STATED TASK> Do not copy the pictures; transcribe all other material exactly.

#### AVAILABLE DATA ####

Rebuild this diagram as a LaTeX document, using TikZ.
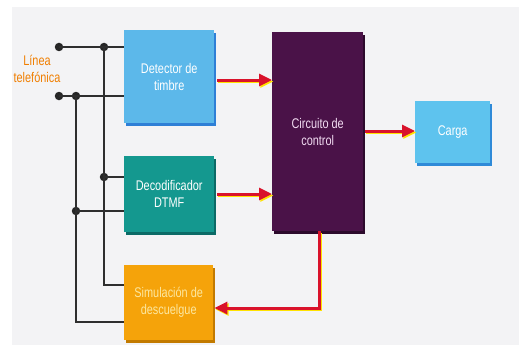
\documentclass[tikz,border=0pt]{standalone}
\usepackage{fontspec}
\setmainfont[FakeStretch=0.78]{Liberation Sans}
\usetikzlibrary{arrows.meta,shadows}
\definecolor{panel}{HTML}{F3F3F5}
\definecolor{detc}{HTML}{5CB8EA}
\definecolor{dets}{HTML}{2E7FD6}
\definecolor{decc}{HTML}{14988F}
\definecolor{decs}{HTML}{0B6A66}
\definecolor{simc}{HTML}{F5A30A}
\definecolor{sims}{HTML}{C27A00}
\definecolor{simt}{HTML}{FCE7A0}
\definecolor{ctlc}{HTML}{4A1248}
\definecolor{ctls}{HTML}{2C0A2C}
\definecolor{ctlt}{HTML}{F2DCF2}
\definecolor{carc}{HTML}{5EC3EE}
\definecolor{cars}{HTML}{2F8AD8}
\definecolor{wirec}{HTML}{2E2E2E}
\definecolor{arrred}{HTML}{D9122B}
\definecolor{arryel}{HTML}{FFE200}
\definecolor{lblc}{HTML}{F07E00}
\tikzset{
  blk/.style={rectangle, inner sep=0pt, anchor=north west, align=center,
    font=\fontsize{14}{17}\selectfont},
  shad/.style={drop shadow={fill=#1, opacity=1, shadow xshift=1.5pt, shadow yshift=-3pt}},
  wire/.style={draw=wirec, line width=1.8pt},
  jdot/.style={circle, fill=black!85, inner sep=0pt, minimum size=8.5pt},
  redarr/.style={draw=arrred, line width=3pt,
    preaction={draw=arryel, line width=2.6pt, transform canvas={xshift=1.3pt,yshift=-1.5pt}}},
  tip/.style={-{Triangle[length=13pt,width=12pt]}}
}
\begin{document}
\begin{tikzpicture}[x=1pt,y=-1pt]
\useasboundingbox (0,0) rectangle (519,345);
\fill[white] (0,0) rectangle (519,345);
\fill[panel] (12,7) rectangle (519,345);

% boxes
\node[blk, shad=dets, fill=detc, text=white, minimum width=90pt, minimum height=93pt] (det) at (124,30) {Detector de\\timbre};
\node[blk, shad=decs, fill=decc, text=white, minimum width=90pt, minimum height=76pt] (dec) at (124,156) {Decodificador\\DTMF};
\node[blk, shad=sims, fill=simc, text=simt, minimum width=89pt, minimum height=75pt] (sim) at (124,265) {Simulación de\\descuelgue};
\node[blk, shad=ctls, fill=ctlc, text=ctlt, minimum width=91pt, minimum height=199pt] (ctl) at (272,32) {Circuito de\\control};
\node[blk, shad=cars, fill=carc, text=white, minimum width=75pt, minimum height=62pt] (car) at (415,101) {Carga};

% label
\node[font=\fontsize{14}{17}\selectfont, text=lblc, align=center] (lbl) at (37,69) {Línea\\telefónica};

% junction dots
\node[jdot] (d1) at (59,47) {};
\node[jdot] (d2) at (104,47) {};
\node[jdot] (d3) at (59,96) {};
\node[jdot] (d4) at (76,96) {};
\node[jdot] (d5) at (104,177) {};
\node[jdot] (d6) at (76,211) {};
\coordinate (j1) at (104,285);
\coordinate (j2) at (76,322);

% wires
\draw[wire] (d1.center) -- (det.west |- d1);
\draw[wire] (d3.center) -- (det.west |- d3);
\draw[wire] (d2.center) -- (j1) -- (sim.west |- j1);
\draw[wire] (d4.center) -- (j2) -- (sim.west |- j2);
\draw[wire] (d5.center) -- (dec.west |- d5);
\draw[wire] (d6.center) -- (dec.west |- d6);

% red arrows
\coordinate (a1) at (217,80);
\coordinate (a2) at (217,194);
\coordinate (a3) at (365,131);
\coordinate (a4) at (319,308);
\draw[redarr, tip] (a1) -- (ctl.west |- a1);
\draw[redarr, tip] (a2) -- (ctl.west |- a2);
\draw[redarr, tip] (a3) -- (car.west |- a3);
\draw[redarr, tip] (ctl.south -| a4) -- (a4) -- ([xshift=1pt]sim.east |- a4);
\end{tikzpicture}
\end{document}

####

ANSWER TO THIS EXERCISE>
Rebuild this diagram as a LaTeX document, using TikZ.
\documentclass[tikz,border=0pt]{standalone}
\usepackage{fontspec}
\setmainfont[FakeStretch=0.78]{Liberation Sans}
\usetikzlibrary{arrows.meta,shadows}
\definecolor{panel}{HTML}{F3F3F5}
\definecolor{detc}{HTML}{5CB8EA}
\definecolor{dets}{HTML}{2E7FD6}
\definecolor{decc}{HTML}{14988F}
\definecolor{decs}{HTML}{0B6A66}
\definecolor{simc}{HTML}{F5A30A}
\definecolor{sims}{HTML}{C27A00}
\definecolor{simt}{HTML}{FCE7A0}
\definecolor{ctlc}{HTML}{4A1248}
\definecolor{ctls}{HTML}{2C0A2C}
\definecolor{ctlt}{HTML}{F2DCF2}
\definecolor{carc}{HTML}{5EC3EE}
\definecolor{cars}{HTML}{2F8AD8}
\definecolor{wirec}{HTML}{2E2E2E}
\definecolor{arrred}{HTML}{D9122B}
\definecolor{arryel}{HTML}{FFE200}
\definecolor{lblc}{HTML}{F07E00}
\tikzset{
  blk/.style={rectangle, inner sep=0pt, anchor=north west, align=center,
    font=\fontsize{14}{17}\selectfont},
  shad/.style={drop shadow={fill=#1, opacity=1, shadow xshift=1.5pt, shadow yshift=-3pt}},
  wire/.style={draw=wirec, line width=1.8pt},
  jdot/.style={circle, fill=black!85, inner sep=0pt, minimum size=8.5pt},
  redarr/.style={draw=arrred, line width=3pt,
    preaction={draw=arryel, line width=2.6pt, transform canvas={xshift=1.3pt,yshift=-1.5pt}}},
  tip/.style={-{Triangle[length=13pt,width=12pt]}}
}
\begin{document}
\begin{tikzpicture}[x=1pt,y=-1pt]
\useasboundingbox (0,0) rectangle (519,345);
\fill[white] (0,0) rectangle (519,345);
\fill[panel] (12,7) rectangle (519,345);

% boxes
\node[blk, shad=dets, fill=detc, text=white, minimum width=90pt, minimum height=93pt] (det) at (124,30) {Detector de\\timbre};
\node[blk, shad=decs, fill=decc, text=white, minimum width=90pt, minimum height=76pt] (dec) at (124,156) {Decodificador\\DTMF};
\node[blk, shad=sims, fill=simc, text=simt, minimum width=89pt, minimum height=75pt] (sim) at (124,265) {Simulación de\\descuelgue};
\node[blk, shad=ctls, fill=ctlc, text=ctlt, minimum width=91pt, minimum height=199pt] (ctl) at (272,32) {Circuito de\\control};
\node[blk, shad=cars, fill=carc, text=white, minimum width=75pt, minimum height=62pt] (car) at (415,101) {Carga};

% label
\node[font=\fontsize{14}{17}\selectfont, text=lblc, align=center] (lbl) at (37,69) {Línea\\telefónica};

% junction dots
\node[jdot] (d1) at (59,47) {};
\node[jdot] (d2) at (104,47) {};
\node[jdot] (d3) at (59,96) {};
\node[jdot] (d4) at (76,96) {};
\node[jdot] (d5) at (104,177) {};
\node[jdot] (d6) at (76,211) {};
\coordinate (j1) at (104,285);
\coordinate (j2) at (76,322);

% wires
\draw[wire] (d1.center) -- (det.west |- d1);
\draw[wire] (d3.center) -- (det.west |- d3);
\draw[wire] (d2.center) -- (j1) -- (sim.west |- j1);
\draw[wire] (d4.center) -- (j2) -- (sim.west |- j2);
\draw[wire] (d5.center) -- (dec.west |- d5);
\draw[wire] (d6.center) -- (dec.west |- d6);

% red arrows
\coordinate (a1) at (217,80);
\coordinate (a2) at (217,194);
\coordinate (a3) at (365,131);
\coordinate (a4) at (319,308);
\draw[redarr, tip] (a1) -- (ctl.west |- a1);
\draw[redarr, tip] (a2) -- (ctl.west |- a2);
\draw[redarr, tip] (a3) -- (car.west |- a3);
\draw[redarr, tip] (ctl.south -| a4) -- (a4) -- ([xshift=1pt]sim.east |- a4);
\end{tikzpicture}
\end{document}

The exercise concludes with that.